◆ SET PROBLEM ◆
Output exactly the lines from the first line of the records below through the line containing "t.xyann = (11, -3)", both included, leaving out any pictures.

_ _ _ _ _ _ _

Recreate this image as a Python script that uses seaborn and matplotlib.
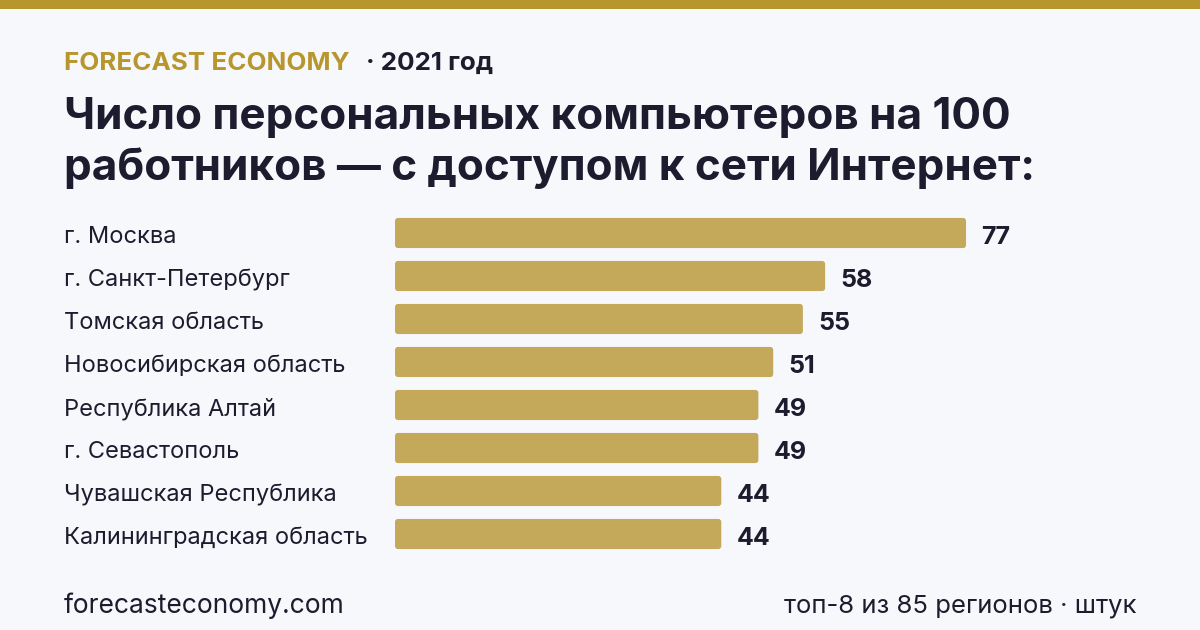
import pandas as pd
import seaborn as sns
import matplotlib.pyplot as plt
from matplotlib.patches import FancyBboxPatch, Rectangle

# данные
regions = ['г. Москва', 'г. Санкт-Петербург', 'Томская область', 'Новосибирская область',
           'Республика Алтай', 'г. Севастополь', 'Чувашская Республика', 'Калининградская область']
values = [77, 58, 55, 51, 49, 49, 44, 44]

BG = '#F7F8FC'
GOLD = '#B8962E'
BAR = '#C4A95B'
DARK = '#1C1C2E'

sns.set_theme(style='white')
plt.rcParams['font.family'] = ['Inter', 'DejaVu Sans']

df = pd.DataFrame({'region': regions, 'value': values})

fig = plt.figure(figsize=(12, 6.3), dpi=100, facecolor=BG)
ax = fig.add_axes([395 / 1200, 1 - 555.5 / 630, 765 / 1200, 344 / 630])
ax.set_facecolor(BG)

sns.barplot(data=df, y='region', x='value', orient='h', color=BAR, width=0.7,
            saturation=1, ax=ax)
ax.set_xlim(0, 765 / 7.416)
ax.set_ylim(7.5, -0.5)

# подписи значений
labels = ax.bar_label(ax.containers[0], padding=11, fontsize=18, fontweight='bold', color=DARK)
for t in labels:
    t.xyann = (11, -3)

# скруглённые бары
px_x = 7.416
px_y = 43
for p in list(ax.patches):
    if isinstance(p, Rectangle):
        fb = FancyBboxPatch((p.get_x(), p.get_y()), p.get_width(), p.get_height(),
                            boxstyle='round,pad=0,rounding_size=0.4',
                            mutation_aspect=px_x / px_y,
                            facecolor=BAR, edgecolor='none')
        p.set_visible(False)
        ax.add_patch(fb)

ax.set_xlabel('')
ax.set_ylabel('')
ax.set_xticks([])
ax.set_yticks([])
sns.despine(ax=ax, left=True, bottom=True)

# подписи регионов
for i, r in enumerate(regions):
    fig.text(64 / 1200, 1 - (237 + 43 * i) / 630, r, ha='left', va='center',
             fontsize=17, color=DARK)

# верхняя полоса
fig.patches.append(Rectangle((0, 1 - 9 / 630), 1, 9 / 630, transform=fig.transFigure,
                             facecolor=GOLD, edgecolor='none'))

fig.text(64 / 1200, 1 - 63 / 630, 'FORECAST ECONOMY', ha='left', va='center',
         fontsize=18.7, fontweight='bold', color=GOLD)
fig.text(366 / 1200, 1 - 63 / 630, '· 2021 год', ha='left', va='center',
         fontsize=18.7, fontweight='bold', color=DARK)

fig.text(64 / 1200, 1 - 118 / 630, 'Число персональных компьютеров на 100',
         ha='left', va='center', fontsize=31.7, fontweight='bold', color=DARK)
fig.text(64 / 1200, 1 - 168 / 630, 'работников — с доступом к сети Интернет:',
         ha='left', va='center', fontsize=31.7, fontweight='bold', color=DARK)

fig.text(64 / 1200, 1 - 606 / 630, 'forecasteconomy.com', ha='left', va='center',
         fontsize=19, color=DARK)
fig.text(1136 / 1200, 1 - 606 / 630, 'топ-8 из 85 регионов · штук', ha='right', va='center',
         fontsize=18.5, color=DARK)

fig.savefig('out.png', dpi=100, facecolor=BG)
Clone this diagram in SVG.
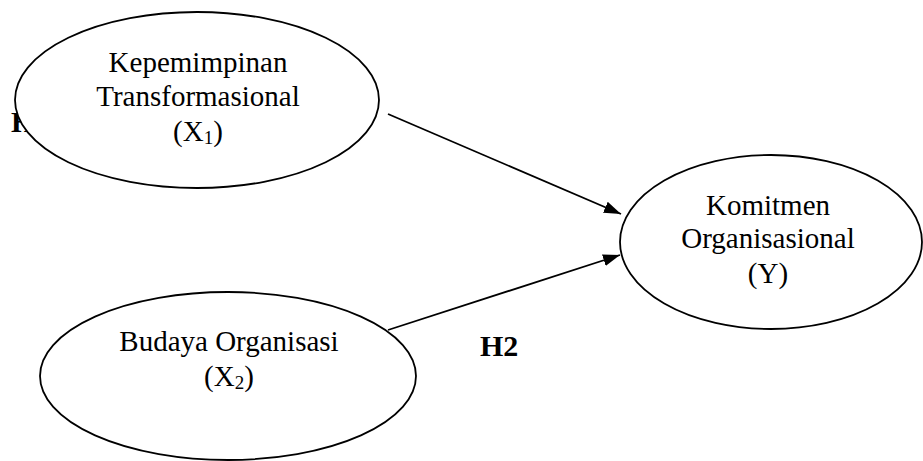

_ _ _ _ _ _ _

◆ WRITTEN ANSWER ◆
Recreate this image as a Python script that uses seaborn and matplotlib.
import pandas as pd
import seaborn as sns
import matplotlib.pyplot as plt
from matplotlib.patches import FancyBboxPatch, Rectangle

# данные
regions = ['г. Москва', 'г. Санкт-Петербург', 'Томская область', 'Новосибирская область',
           'Республика Алтай', 'г. Севастополь', 'Чувашская Республика', 'Калининградская область']
values = [77, 58, 55, 51, 49, 49, 44, 44]

BG = '#F7F8FC'
GOLD = '#B8962E'
BAR = '#C4A95B'
DARK = '#1C1C2E'

sns.set_theme(style='white')
plt.rcParams['font.family'] = ['Inter', 'DejaVu Sans']

df = pd.DataFrame({'region': regions, 'value': values})

fig = plt.figure(figsize=(12, 6.3), dpi=100, facecolor=BG)
ax = fig.add_axes([395 / 1200, 1 - 555.5 / 630, 765 / 1200, 344 / 630])
ax.set_facecolor(BG)

sns.barplot(data=df, y='region', x='value', orient='h', color=BAR, width=0.7,
            saturation=1, ax=ax)
ax.set_xlim(0, 765 / 7.416)
ax.set_ylim(7.5, -0.5)

# подписи значений
labels = ax.bar_label(ax.containers[0], padding=11, fontsize=18, fontweight='bold', color=DARK)
for t in labels:
    t.xyann = (11, -3)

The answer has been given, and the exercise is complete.